- What you have to do -
Retype the opening lines of the listing below, ending with the line that contains "0.000498, 0.000430, 0.000384, 0.000323]", and leave out any pictures.

- Data shown -
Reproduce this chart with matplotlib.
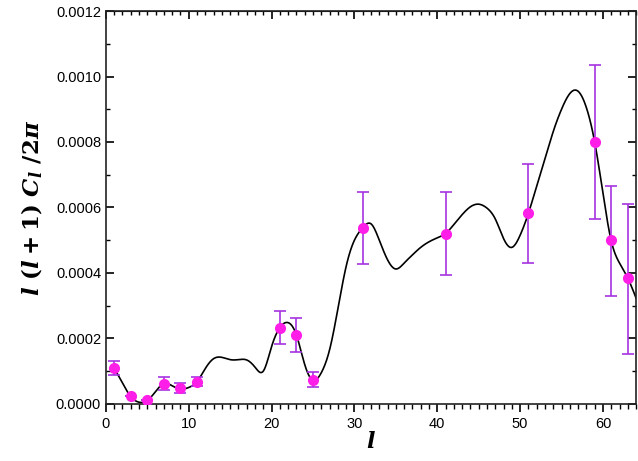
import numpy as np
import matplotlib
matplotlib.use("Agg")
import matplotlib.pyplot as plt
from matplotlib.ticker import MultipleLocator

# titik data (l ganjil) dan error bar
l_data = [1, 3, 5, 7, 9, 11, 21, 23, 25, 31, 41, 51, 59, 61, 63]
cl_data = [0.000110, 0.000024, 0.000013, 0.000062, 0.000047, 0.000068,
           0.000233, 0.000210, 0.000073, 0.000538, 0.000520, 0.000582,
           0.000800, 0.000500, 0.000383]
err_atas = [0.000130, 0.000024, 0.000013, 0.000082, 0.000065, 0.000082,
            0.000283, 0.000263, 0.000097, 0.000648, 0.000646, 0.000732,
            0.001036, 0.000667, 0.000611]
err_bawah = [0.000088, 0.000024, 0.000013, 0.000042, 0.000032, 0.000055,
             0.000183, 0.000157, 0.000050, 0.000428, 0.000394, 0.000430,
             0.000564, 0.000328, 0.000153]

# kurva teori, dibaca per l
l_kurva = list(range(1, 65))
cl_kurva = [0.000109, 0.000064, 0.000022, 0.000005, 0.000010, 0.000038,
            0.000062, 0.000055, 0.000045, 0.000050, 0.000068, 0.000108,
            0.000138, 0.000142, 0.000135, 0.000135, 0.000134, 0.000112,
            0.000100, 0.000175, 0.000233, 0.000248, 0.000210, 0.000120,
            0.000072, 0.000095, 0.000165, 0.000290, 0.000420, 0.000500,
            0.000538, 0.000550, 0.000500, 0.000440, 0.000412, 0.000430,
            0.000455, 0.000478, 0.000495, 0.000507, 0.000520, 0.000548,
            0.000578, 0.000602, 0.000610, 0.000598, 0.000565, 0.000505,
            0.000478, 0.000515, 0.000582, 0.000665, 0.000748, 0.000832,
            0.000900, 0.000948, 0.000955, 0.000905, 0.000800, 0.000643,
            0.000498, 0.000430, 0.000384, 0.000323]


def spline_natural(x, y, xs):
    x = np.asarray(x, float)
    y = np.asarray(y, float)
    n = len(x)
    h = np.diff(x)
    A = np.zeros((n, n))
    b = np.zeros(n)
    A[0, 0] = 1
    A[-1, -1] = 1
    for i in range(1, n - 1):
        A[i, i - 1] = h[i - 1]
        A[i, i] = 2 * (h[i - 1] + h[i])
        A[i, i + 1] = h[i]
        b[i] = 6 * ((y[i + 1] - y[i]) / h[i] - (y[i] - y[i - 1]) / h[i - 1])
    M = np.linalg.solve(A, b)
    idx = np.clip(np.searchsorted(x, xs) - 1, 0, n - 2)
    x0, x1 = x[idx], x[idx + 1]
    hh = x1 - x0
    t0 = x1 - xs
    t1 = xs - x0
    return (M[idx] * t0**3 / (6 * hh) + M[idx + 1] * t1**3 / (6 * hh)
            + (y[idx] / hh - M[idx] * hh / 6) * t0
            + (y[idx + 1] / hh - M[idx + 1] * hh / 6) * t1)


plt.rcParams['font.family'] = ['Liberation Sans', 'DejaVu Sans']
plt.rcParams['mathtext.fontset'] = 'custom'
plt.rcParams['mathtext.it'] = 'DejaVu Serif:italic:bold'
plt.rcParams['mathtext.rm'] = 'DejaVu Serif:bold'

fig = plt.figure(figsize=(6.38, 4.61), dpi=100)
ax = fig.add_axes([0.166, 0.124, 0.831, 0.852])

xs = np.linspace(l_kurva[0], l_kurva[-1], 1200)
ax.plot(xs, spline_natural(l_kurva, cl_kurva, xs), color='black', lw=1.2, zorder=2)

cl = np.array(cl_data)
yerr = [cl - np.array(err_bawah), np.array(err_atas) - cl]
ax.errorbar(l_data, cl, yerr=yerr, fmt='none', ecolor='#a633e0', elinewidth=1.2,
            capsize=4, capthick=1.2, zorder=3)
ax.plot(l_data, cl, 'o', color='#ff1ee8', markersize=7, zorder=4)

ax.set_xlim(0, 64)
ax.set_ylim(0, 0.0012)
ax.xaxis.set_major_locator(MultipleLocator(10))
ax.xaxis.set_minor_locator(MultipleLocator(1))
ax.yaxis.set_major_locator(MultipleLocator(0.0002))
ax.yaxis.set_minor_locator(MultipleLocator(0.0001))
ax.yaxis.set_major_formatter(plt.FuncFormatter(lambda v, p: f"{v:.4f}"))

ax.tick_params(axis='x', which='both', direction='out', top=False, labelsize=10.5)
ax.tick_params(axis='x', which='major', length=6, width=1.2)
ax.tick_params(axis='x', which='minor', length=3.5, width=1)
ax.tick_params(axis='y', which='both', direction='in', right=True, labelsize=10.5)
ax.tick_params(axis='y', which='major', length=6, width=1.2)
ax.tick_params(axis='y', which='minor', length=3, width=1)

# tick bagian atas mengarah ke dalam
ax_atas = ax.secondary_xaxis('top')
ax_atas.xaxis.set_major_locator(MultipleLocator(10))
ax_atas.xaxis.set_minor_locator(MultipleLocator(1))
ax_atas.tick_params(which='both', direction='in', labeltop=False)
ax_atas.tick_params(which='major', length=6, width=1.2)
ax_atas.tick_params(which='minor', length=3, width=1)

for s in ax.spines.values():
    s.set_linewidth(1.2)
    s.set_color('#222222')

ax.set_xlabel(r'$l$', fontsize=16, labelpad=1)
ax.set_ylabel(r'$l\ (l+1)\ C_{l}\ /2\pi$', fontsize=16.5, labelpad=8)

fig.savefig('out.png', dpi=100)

- Solution for this problem -
Reproduce this chart with matplotlib.
import numpy as np
import matplotlib
matplotlib.use("Agg")
import matplotlib.pyplot as plt
from matplotlib.ticker import MultipleLocator

# titik data (l ganjil) dan error bar
l_data = [1, 3, 5, 7, 9, 11, 21, 23, 25, 31, 41, 51, 59, 61, 63]
cl_data = [0.000110, 0.000024, 0.000013, 0.000062, 0.000047, 0.000068,
           0.000233, 0.000210, 0.000073, 0.000538, 0.000520, 0.000582,
           0.000800, 0.000500, 0.000383]
err_atas = [0.000130, 0.000024, 0.000013, 0.000082, 0.000065, 0.000082,
            0.000283, 0.000263, 0.000097, 0.000648, 0.000646, 0.000732,
            0.001036, 0.000667, 0.000611]
err_bawah = [0.000088, 0.000024, 0.000013, 0.000042, 0.000032, 0.000055,
             0.000183, 0.000157, 0.000050, 0.000428, 0.000394, 0.000430,
             0.000564, 0.000328, 0.000153]

# kurva teori, dibaca per l
l_kurva = list(range(1, 65))
cl_kurva = [0.000109, 0.000064, 0.000022, 0.000005, 0.000010, 0.000038,
            0.000062, 0.000055, 0.000045, 0.000050, 0.000068, 0.000108,
            0.000138, 0.000142, 0.000135, 0.000135, 0.000134, 0.000112,
            0.000100, 0.000175, 0.000233, 0.000248, 0.000210, 0.000120,
            0.000072, 0.000095, 0.000165, 0.000290, 0.000420, 0.000500,
            0.000538, 0.000550, 0.000500, 0.000440, 0.000412, 0.000430,
            0.000455, 0.000478, 0.000495, 0.000507, 0.000520, 0.000548,
            0.000578, 0.000602, 0.000610, 0.000598, 0.000565, 0.000505,
            0.000478, 0.000515, 0.000582, 0.000665, 0.000748, 0.000832,
            0.000900, 0.000948, 0.000955, 0.000905, 0.000800, 0.000643,
            0.000498, 0.000430, 0.000384, 0.000323]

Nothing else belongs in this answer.